__Short exercise__. Please retype the records below exactly, from the first line through the line containing "A Single-Validation Approach</text>", and leave out any pictures.
==== Records for this task
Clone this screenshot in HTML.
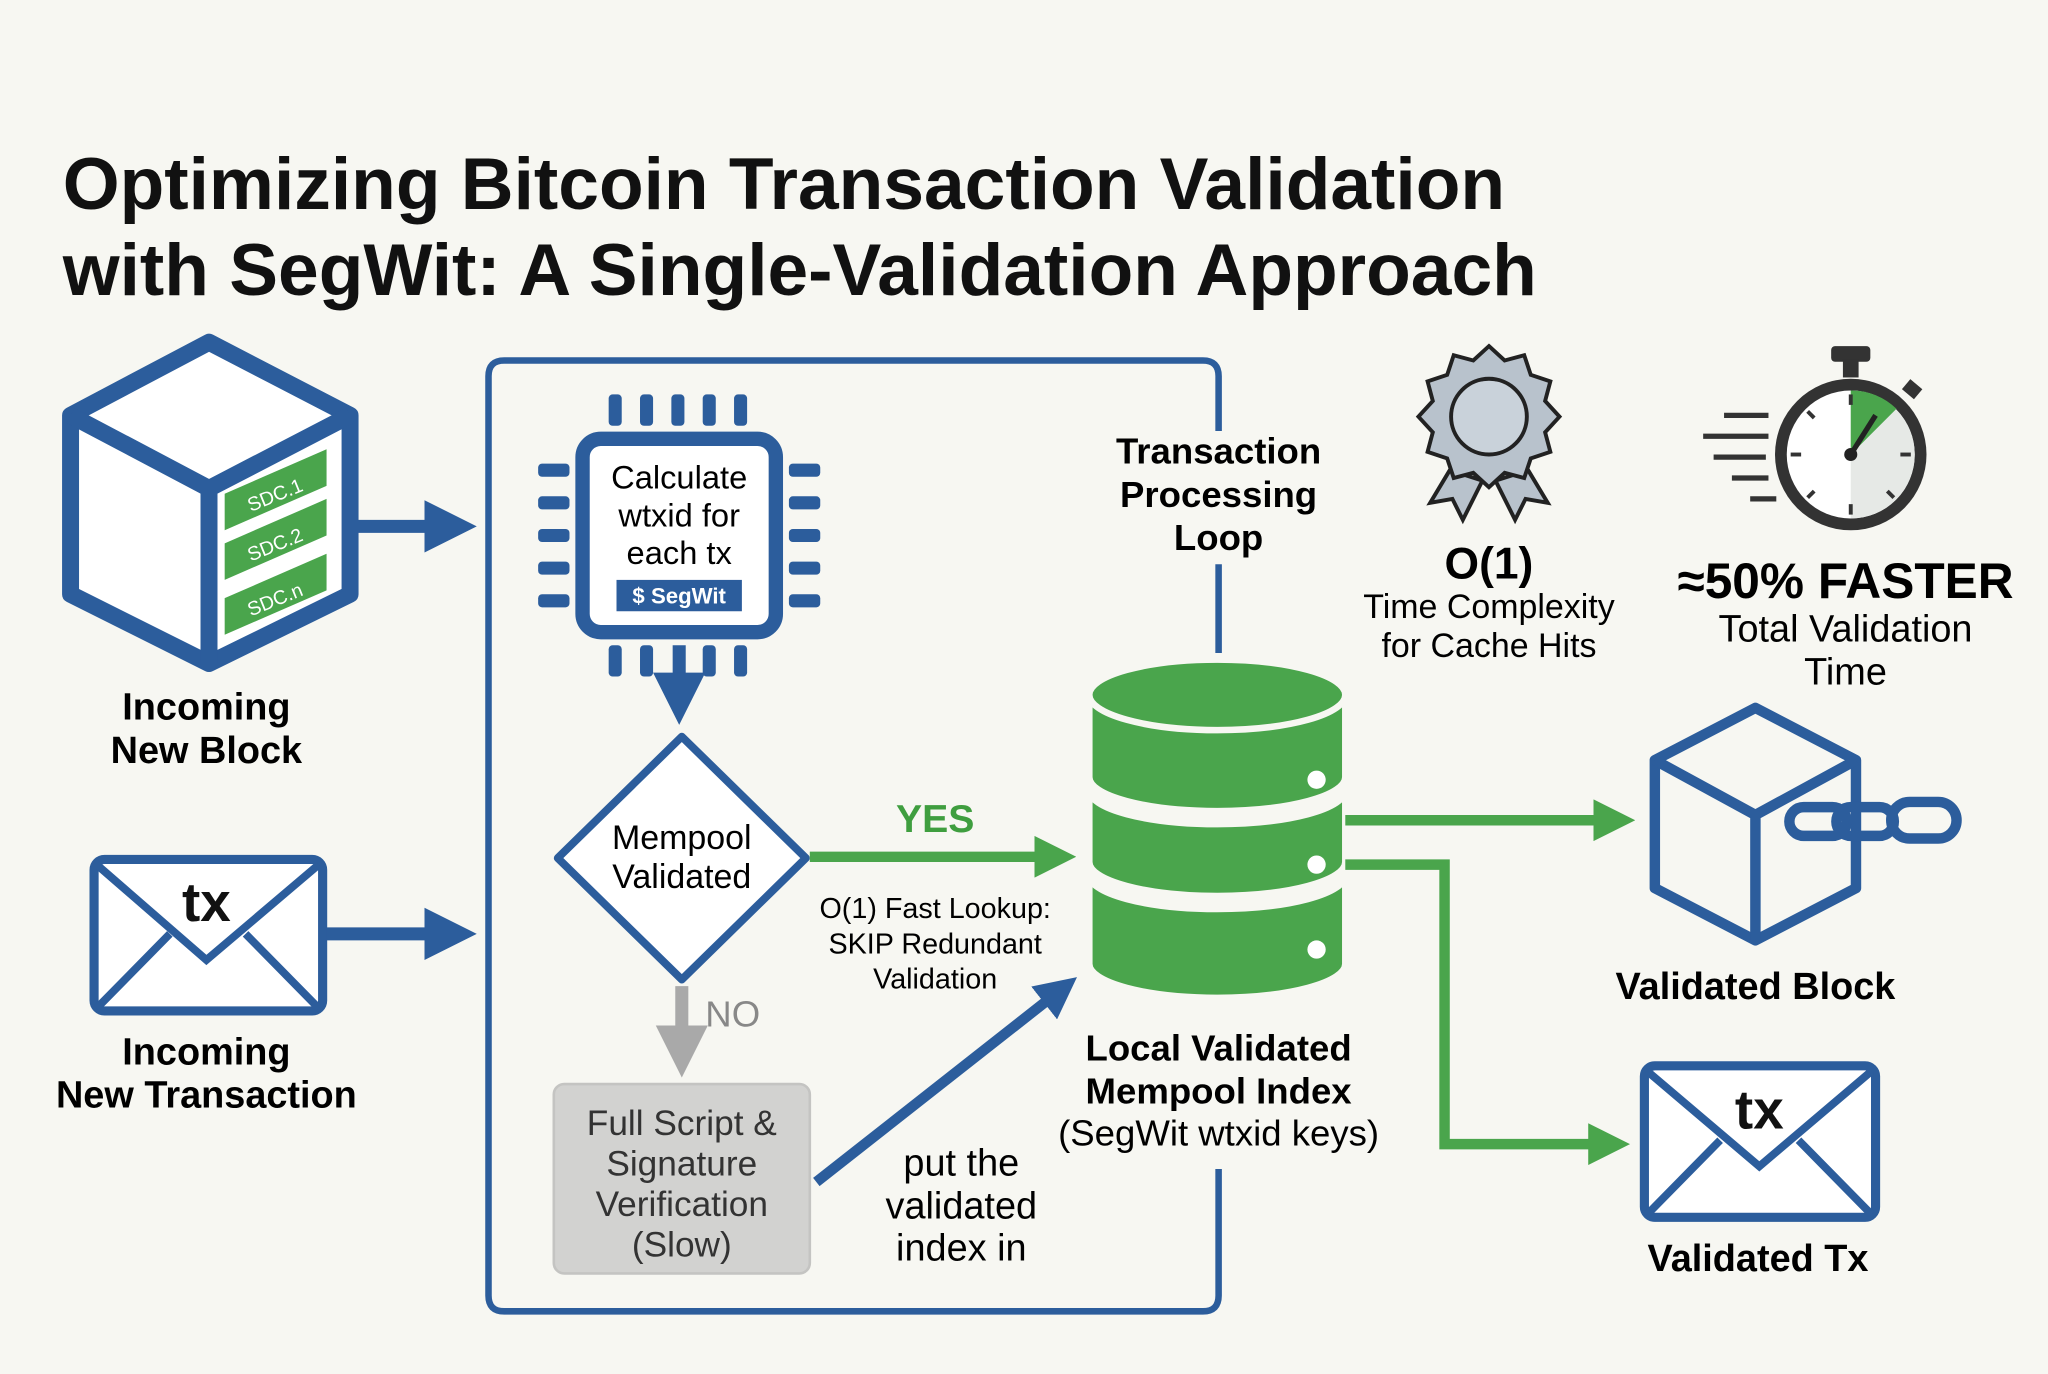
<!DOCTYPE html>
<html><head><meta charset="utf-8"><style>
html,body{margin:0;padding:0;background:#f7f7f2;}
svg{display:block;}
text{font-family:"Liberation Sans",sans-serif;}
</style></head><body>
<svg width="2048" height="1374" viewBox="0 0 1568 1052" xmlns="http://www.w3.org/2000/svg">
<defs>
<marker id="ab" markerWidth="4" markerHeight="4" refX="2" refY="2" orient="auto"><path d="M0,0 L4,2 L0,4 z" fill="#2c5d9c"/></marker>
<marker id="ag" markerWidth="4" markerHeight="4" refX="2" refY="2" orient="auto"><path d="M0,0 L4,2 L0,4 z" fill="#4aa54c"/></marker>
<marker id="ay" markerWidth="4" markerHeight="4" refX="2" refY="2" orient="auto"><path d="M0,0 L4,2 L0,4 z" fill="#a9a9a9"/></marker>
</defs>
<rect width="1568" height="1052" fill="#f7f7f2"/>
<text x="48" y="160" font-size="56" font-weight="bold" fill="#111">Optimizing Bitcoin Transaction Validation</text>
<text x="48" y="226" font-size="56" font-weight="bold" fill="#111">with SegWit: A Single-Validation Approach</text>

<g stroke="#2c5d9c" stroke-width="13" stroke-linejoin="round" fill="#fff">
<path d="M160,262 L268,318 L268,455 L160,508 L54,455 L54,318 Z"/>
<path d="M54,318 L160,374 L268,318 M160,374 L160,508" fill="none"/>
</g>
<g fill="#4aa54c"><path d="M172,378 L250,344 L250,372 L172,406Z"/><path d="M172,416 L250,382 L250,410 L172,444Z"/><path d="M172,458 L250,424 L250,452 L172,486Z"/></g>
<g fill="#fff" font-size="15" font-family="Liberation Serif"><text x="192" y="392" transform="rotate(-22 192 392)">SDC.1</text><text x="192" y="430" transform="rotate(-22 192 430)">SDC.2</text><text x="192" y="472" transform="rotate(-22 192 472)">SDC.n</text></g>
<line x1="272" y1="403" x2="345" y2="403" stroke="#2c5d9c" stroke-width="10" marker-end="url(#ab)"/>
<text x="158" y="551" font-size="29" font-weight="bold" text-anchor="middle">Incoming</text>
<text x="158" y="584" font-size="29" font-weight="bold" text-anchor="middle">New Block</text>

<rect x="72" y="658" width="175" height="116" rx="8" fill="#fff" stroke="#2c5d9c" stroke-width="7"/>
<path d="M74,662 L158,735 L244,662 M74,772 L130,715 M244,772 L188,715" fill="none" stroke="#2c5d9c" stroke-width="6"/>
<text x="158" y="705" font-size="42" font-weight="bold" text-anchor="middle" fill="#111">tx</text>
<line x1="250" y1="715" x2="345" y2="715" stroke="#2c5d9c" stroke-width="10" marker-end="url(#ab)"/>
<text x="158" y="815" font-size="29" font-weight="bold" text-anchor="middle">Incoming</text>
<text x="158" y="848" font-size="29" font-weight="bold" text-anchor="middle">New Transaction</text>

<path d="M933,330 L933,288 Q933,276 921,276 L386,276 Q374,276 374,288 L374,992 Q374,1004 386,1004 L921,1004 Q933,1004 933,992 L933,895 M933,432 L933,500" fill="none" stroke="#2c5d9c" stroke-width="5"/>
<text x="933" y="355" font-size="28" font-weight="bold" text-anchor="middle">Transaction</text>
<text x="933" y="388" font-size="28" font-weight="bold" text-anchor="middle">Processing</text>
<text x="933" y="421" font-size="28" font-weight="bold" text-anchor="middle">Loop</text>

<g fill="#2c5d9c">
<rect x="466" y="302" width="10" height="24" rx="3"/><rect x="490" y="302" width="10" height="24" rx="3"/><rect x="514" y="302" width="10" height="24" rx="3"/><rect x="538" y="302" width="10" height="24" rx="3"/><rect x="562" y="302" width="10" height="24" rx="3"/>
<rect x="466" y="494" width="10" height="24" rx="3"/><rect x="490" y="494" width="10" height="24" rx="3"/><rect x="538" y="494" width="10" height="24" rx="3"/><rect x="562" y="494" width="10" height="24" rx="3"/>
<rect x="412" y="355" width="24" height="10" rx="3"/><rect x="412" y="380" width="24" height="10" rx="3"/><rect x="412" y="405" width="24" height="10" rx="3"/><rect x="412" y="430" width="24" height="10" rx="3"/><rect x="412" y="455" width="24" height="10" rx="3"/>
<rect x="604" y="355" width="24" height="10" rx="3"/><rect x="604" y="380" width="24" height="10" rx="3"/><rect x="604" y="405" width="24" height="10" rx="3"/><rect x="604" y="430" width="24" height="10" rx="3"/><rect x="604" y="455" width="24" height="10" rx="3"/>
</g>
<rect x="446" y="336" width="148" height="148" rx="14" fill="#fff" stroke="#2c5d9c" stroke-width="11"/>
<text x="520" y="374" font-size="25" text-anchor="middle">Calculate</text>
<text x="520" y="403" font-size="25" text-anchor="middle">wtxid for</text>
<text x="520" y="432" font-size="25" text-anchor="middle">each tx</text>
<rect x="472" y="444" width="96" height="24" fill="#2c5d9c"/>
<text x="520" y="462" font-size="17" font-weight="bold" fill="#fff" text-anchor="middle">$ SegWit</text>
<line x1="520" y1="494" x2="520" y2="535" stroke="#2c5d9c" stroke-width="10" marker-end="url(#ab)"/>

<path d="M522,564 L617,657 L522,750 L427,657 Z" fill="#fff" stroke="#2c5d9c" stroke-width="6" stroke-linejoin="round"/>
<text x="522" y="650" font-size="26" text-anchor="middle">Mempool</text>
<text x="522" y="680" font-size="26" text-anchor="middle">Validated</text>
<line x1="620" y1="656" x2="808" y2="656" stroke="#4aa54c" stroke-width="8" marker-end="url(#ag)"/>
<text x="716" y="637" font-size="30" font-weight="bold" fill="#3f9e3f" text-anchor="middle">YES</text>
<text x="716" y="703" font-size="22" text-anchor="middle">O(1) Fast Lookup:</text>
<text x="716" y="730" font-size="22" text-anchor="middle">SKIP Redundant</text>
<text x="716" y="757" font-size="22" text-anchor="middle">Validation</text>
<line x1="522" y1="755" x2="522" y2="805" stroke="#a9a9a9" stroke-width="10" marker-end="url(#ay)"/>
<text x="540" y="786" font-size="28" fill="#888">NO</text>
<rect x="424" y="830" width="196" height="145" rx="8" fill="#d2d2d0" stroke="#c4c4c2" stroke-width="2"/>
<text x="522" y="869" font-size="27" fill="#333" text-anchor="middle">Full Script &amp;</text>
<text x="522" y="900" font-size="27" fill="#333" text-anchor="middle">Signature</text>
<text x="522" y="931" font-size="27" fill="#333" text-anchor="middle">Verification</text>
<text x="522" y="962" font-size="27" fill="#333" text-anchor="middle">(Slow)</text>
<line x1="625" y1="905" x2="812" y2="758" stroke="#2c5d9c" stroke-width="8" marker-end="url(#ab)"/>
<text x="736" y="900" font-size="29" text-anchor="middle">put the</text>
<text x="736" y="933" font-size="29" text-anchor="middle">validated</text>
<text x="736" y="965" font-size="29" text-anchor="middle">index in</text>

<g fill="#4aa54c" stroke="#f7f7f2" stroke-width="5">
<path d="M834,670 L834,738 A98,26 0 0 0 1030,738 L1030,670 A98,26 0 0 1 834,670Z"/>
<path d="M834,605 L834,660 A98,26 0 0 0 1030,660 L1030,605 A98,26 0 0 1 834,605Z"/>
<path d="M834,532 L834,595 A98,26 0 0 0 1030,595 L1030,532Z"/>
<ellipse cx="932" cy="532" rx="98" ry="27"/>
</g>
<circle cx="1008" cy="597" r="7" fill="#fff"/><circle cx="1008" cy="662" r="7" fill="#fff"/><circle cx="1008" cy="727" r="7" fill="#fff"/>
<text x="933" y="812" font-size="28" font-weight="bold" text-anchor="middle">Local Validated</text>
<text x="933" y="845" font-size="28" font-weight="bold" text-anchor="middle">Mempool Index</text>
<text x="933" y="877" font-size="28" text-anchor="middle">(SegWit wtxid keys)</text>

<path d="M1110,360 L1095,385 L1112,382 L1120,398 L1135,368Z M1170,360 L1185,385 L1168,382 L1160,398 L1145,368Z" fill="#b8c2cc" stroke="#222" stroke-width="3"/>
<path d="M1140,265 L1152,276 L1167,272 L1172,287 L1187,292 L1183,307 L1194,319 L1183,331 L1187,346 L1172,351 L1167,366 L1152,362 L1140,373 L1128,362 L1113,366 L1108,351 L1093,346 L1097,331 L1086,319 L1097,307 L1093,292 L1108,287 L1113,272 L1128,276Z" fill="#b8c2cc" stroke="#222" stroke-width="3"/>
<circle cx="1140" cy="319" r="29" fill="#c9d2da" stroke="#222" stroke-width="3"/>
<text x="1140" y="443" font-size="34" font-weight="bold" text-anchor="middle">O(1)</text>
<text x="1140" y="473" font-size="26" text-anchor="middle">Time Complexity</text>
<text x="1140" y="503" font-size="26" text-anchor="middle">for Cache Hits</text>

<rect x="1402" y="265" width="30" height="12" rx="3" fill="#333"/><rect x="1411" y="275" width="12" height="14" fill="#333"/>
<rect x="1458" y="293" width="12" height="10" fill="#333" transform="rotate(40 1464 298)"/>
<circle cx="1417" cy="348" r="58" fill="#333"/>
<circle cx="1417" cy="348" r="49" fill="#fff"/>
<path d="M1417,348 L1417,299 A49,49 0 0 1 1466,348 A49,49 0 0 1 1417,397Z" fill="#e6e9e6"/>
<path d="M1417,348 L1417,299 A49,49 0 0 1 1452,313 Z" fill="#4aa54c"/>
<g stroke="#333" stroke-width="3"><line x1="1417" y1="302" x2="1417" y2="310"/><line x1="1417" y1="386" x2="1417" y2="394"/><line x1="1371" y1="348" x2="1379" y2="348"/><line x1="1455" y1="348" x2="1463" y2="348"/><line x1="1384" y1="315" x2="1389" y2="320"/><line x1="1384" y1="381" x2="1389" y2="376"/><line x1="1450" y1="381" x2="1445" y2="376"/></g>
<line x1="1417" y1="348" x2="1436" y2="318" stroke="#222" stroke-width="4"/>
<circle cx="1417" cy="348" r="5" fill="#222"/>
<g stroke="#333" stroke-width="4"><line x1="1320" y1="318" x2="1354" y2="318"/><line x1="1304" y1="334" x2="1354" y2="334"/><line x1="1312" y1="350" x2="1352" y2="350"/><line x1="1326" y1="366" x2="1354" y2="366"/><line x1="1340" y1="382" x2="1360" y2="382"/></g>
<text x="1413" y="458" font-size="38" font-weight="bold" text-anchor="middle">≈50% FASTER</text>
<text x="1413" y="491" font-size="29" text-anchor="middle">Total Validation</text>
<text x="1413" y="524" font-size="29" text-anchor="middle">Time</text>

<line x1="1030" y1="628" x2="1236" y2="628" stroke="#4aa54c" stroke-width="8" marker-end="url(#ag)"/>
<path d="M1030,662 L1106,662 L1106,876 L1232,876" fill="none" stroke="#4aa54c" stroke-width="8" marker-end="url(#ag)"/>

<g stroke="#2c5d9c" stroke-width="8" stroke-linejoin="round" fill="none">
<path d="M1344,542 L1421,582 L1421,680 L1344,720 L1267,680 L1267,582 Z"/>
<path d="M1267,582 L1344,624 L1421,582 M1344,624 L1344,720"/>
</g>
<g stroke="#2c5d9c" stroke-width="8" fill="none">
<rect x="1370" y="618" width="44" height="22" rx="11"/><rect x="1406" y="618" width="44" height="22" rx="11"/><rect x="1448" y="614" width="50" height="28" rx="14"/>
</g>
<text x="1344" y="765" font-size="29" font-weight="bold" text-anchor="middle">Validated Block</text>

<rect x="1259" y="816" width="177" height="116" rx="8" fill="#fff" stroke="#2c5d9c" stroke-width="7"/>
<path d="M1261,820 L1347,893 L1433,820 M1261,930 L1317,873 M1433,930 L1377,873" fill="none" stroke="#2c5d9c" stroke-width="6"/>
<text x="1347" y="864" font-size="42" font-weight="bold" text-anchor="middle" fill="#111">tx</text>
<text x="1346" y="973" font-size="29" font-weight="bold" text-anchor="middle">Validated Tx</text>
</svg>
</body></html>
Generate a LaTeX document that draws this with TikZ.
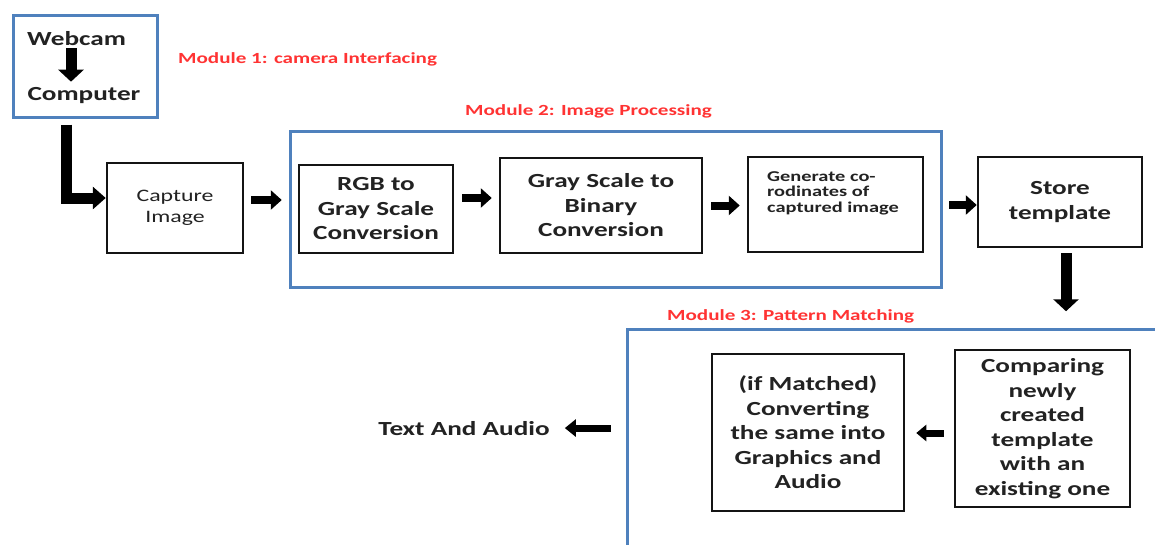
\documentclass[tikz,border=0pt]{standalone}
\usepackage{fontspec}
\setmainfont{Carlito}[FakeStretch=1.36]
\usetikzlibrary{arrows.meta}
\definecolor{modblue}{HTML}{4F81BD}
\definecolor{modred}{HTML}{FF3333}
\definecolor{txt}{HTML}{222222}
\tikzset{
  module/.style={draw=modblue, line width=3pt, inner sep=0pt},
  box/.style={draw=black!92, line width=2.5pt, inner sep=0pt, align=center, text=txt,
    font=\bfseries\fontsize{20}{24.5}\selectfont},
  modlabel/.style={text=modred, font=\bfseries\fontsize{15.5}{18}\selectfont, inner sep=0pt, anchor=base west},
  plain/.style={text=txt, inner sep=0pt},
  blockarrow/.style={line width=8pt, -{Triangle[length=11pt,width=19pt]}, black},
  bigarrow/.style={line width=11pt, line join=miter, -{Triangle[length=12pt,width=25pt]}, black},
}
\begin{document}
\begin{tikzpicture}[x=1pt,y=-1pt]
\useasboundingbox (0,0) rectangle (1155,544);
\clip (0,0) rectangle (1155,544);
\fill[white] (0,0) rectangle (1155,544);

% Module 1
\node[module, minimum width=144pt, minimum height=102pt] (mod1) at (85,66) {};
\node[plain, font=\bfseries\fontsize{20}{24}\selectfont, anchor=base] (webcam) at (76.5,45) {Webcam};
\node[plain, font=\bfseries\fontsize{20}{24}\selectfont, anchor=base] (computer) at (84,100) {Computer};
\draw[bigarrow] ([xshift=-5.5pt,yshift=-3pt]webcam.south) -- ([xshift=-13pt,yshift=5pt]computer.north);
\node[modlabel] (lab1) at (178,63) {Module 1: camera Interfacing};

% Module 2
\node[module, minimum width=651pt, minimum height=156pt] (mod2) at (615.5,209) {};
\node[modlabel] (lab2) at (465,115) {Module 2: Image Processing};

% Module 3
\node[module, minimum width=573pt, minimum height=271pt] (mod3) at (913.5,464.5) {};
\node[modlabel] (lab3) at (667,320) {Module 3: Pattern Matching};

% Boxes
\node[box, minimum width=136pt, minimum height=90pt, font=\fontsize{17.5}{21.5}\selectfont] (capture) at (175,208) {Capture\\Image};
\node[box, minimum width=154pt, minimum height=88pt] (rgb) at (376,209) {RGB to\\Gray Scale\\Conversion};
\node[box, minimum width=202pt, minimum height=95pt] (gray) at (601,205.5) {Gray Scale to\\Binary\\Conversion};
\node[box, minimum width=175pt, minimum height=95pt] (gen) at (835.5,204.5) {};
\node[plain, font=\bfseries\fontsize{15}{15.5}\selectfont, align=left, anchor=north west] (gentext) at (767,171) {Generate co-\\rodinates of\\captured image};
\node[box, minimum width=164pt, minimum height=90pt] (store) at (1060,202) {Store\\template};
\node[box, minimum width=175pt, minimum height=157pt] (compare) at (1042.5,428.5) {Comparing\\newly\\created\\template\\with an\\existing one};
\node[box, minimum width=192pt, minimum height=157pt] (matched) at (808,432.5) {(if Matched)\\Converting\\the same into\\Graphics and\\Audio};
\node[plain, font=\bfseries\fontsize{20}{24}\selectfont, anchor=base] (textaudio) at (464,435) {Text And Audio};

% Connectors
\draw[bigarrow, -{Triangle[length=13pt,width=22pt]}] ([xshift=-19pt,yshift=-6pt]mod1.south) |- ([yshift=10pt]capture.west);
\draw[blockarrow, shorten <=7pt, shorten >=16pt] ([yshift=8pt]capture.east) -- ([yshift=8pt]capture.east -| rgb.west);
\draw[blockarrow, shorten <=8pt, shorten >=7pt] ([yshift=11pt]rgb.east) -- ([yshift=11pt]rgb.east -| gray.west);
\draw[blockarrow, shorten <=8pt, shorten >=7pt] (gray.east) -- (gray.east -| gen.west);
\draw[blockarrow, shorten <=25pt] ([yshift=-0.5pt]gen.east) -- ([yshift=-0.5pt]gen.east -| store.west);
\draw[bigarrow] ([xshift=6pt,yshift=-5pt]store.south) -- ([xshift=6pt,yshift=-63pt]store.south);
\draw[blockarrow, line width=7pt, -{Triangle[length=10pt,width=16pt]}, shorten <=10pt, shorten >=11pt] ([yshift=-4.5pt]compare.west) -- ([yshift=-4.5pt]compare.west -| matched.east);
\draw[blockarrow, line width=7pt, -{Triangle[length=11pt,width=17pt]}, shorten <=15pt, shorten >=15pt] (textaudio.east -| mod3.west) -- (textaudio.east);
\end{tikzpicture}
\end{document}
========
__Answer__.
Clone this screenshot in HTML.
<!DOCTYPE html>
<html><head><meta charset="utf-8"><style>
html,body{margin:0;padding:0;background:#f7f7f2;}
svg{display:block;}
text{font-family:"Liberation Sans",sans-serif;}
</style></head><body>
<svg width="2048" height="1374" viewBox="0 0 1568 1052" xmlns="http://www.w3.org/2000/svg">
<defs>
<marker id="ab" markerWidth="4" markerHeight="4" refX="2" refY="2" orient="auto"><path d="M0,0 L4,2 L0,4 z" fill="#2c5d9c"/></marker>
<marker id="ag" markerWidth="4" markerHeight="4" refX="2" refY="2" orient="auto"><path d="M0,0 L4,2 L0,4 z" fill="#4aa54c"/></marker>
<marker id="ay" markerWidth="4" markerHeight="4" refX="2" refY="2" orient="auto"><path d="M0,0 L4,2 L0,4 z" fill="#a9a9a9"/></marker>
</defs>
<rect width="1568" height="1052" fill="#f7f7f2"/>
<text x="48" y="160" font-size="56" font-weight="bold" fill="#111">Optimizing Bitcoin Transaction Validation</text>
<text x="48" y="226" font-size="56" font-weight="bold" fill="#111">with SegWit: A Single-Validation Approach</text>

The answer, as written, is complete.